Наконец они пришли в себя и сели за стол. Людмила налила чаю: Через два месяца после начала войны я вернулась из ссылки домой. Успела получить от тебя письмо, где ты писал, что отправляешься в действующую армию и всё…
– Я писал тебе с фронта, на сибирский адрес, надеялся, что письма перешлют. В 1918 году, в мае, приехал в Армавир, хотел найти твоих родителей, но мне сказали, что они уехали, а куда никто не знал.
Она горько усмехнулась: – В мае 18 – го они уже были в Вене, там у нас… – Людмила запнулась, – у них небольшая недвижимость. Был жуткий скандал, когда я наотрез отказалась с ними ехать. Отец меня проклял, – она помолчала, – наверное, это были самые тяжёлые дни в моей жизни.
– Господи… Людмила! Как ты оказалась в Красной Армии? Вот это всё… – он показал рукой на кожанку, маузер и стоящую в углу лёгкую шашку с серебряным набором, – откуда? Зачем?
– А где я должна была оказаться? – она искренне удивилась – Я в партии с 1906 года, прошла ссылку! Моё место здесь, среди товарищей. Лучше скажи, что ты здесь делаешь? Впрочем, можешь не отвечать, пробирался в Новороссийск?
– Да, – коротко ответил Лавр, и дёрнув щекой заросшей недельной щетиной, продолжил, – да, я пробирался в Новороссийск, чтобы уехать из этого ада, где с меня, боевого офицера, сорвали погоны и затоптали их в грязь на моих глазах. Где солдаты подняли на штыки полковника, который всю свою ратную жизнь пёкся об их благе и ел с ними из одного котелка! Не знаю, что я буду делать на чужбине, но здесь я оставаться не хочу! Я подданный Российской империи, которой более не существует ни в политическом, ни в физическом смысле. Есть территория под названием Евразия…, а ей я не присягал!
Спокойно выслушав гневную тираду, Людмила, не повышая голоса, произнесла: – В Новороссийск ты уже не успел. Сегодня утром последний корабль вышел из порта. То, что осталось от Добровольческой армии, кажется, Зюнгарский полк и остатки донцов эвакуированы в Крым, к Врангелю, но мы их и там достанем. Пойми…, белое движение – как единая боевая единица перестало существовать. Донские, кубанские и терские казаки приняли условия капитуляции. Давай, Лавр, вместе строить новую, свободную жизнь. Твоё будущее здесь, в России. Нет Российской империи, – в голосе проскакивали незнакомые Лавру интонации – Но есть Россия, которую надо поднимать с колен и выводить из разрухи, и вот ещё… – её голос вдруг смягчился, а глаза предательски заблестели. Она раскрыла папку и достала небольшую фотографию: – Это твой сын.
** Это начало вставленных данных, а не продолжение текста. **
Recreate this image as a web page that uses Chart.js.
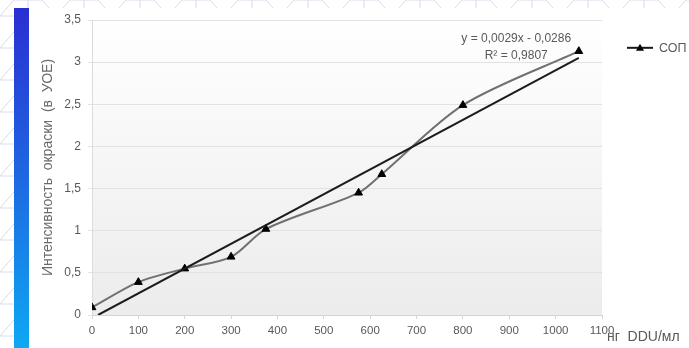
<!DOCTYPE html>
<html>
<head>
<meta charset="utf-8">
<script src="https://cdn.jsdelivr.net/npm/chart.js@4.4.1/dist/chart.umd.min.js"></script>
<style>
  html, body { margin: 0; padding: 0; }
  body {
    width: 689px; height: 348px; position: relative; overflow: hidden;
    background-color: #ffffff;
    background-image: url("data:image/svg+xml;utf8,<svg xmlns='http://www.w3.org/2000/svg' width='56' height='32'><path d='M0 16 L14 0 L42 0 L56 16 M28 0 L28 16 M0 16 L56 16 M14 32 L28 16 L42 32' fill='none' stroke='%23d6dce8' stroke-width='1'/></svg>");
  }
  #panel { position: absolute; left: 29px; top: 8px; right: 0; bottom: 0; background: #ffffff; }
  #bar { position: absolute; left: 14px; top: 8px; width: 15px; bottom: 0;
         background: linear-gradient(to bottom, #2a2fd2 0%, #1f62e0 45%, #0ea8f4 100%); }
  #wrap { position: absolute; left: 0; top: 0; width: 689px; height: 348px; }
</style>
</head>
<body>
<div id="panel"></div>
<div id="bar"></div>
<div id="wrap"><canvas id="c" width="689" height="348"></canvas></div>
<script>
// ---- data ----
const seriesName = 'СОП';
const xValues = [0, 100, 200, 300, 375, 575, 625, 800, 1050];
const yValues = [0.09, 0.39, 0.55, 0.69, 1.02, 1.45, 1.67, 2.49, 3.13];
const trendX = [13, 1050];
const trendY = [0, 3.05];
const yTickLabels = ['0', '0,5', '1', '1,5', '2', '2,5', '3', '3,5'];
const xTickLabels = ['0', '100', '200', '300', '400', '500', '600', '700', '800', '900', '1000', '1100'];
const yTitle = 'Интенсивность  окраски  (в  УОЕ)';
const xTitle = 'нг  DDU/мл';
const equationLines = ['y = 0,0029x - 0,0286', 'R² = 0,9807'];

const TXT = '#595959';
const FONT = '"Liberation Sans", Arial, sans-serif';

const decorPlugin = {
  id: 'decor',
  beforeDraw(chart) {
    const {ctx, chartArea: a} = chart;
    const g = ctx.createLinearGradient(0, a.top, 0, a.bottom);
    g.addColorStop(0, '#ffffff');
    g.addColorStop(1, '#ececec');
    ctx.save();
    ctx.fillStyle = g;
    ctx.fillRect(a.left, a.top, a.right - a.left, a.bottom - a.top);
    ctx.restore();
  },
  afterDraw(chart) {
    const {ctx, chartArea: a, scales} = chart;
    ctx.save();
    ctx.fillStyle = TXT;
    ctx.font = '12px ' + FONT;
    ctx.textAlign = 'center';
    ctx.textBaseline = 'middle';
    // trendline equation
    const ex = scales.x.getPixelForValue(915);
    ctx.fillText(equationLines[0], ex, scales.y.getPixelForValue(3.28));
    ctx.fillText(equationLines[1], ex, scales.y.getPixelForValue(3.08));
    // x axis title at the right end
    ctx.textAlign = 'left';
    ctx.font = '14px ' + FONT;
    ctx.fillText(xTitle, a.right + 5, a.bottom + 22);
    // legend
    const ly = scales.y.getPixelForValue(3.17);
    const lx = a.right + 25;
    ctx.strokeStyle = '#1a1a1a';
    ctx.lineWidth = 2;
    ctx.beginPath(); ctx.moveTo(lx, ly); ctx.lineTo(lx + 26, ly); ctx.stroke();
    ctx.fillStyle = '#000';
    ctx.beginPath();
    ctx.moveTo(lx + 13, ly - 4); ctx.lineTo(lx + 17, ly + 3); ctx.lineTo(lx + 9, ly + 3); ctx.closePath(); ctx.fill();
    ctx.fillStyle = TXT;
    ctx.font = '12.5px ' + FONT;
    ctx.fillText(seriesName, lx + 32, ly + 1);
    ctx.restore();
  }
};

new Chart(document.getElementById('c'), {
  type: 'line',
  data: {
    datasets: [
      {
        label: 'trend',
        data: trendX.map((x, i) => ({x, y: trendY[i]})),
        borderColor: '#1c1c1c',
        borderWidth: 2,
        pointRadius: 0,
        tension: 0,
        order: 0
      },
      {
        label: seriesName,
        data: xValues.map((x, i) => ({x, y: yValues[i]})),
        borderColor: '#707070',
        borderWidth: 2,
        tension: 0.3,
        pointStyle: 'triangle',
        pointRadius: 4.5,
        pointBackgroundColor: '#000',
        pointBorderColor: '#000',
        pointBorderWidth: 1,
        order: 1
      }
    ]
  },
  options: {
    responsive: false,
    animation: false,
    events: [],
    layout: { padding: { left: 36, right: 87, top: 20, bottom: 0 } },
    plugins: { legend: { display: false }, tooltip: { enabled: false } },
    scales: {
      x: {
        type: 'linear', min: 0, max: 1100,
        afterFit(s) { s.height = 33; },
        afterBuildTicks(s) { s.ticks = xTickLabels.map((t, i) => ({value: i * 100})); },
        ticks: {
          color: TXT, font: {family: FONT, size: 11.5}, padding: 5, maxRotation: 0, autoSkip: false,
          callback: (v, i) => xTickLabels[i]
        },
        grid: { drawOnChartArea: false, drawTicks: true, tickLength: 4, color: '#d4d4d4' },
        border: { color: '#d4d4d4' }
      },
      y: {
        type: 'linear', min: 0, max: 3.5,
        afterFit(s) { s.width = 56; },
        afterBuildTicks(s) { s.ticks = yTickLabels.map((t, i) => ({value: i * 0.5})); },
        ticks: {
          color: TXT, font: {family: FONT, size: 12}, padding: 7, autoSkip: false,
          callback: (v, i) => yTickLabels[i]
        },
        grid: { color: '#e2e2e2', lineWidth: 1, drawTicks: true, tickLength: 4 },
        border: { color: '#dcdcdc' },
        title: { display: true, text: yTitle, color: '#6a6a6a', font: {family: FONT, size: 14}, padding: {top: 4, bottom: 0} }
      }
    }
  },
  plugins: [decorPlugin]
});
</script>
</body>
</html>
Ему показалась, что он ослышался: – Сын??? Господи, почему ты молчала?
– Я не молчала, а сказала тебе при первой же встрече, – она улыбнулась и сразу же превратилась в прежнюю Людмилу из прошлого. – Теперь как дворянин, офицер и просто порядочный человек вы обязаны на мне жениться!
Лавр долго молчал, осмысливая услышанное: – Как его зовут?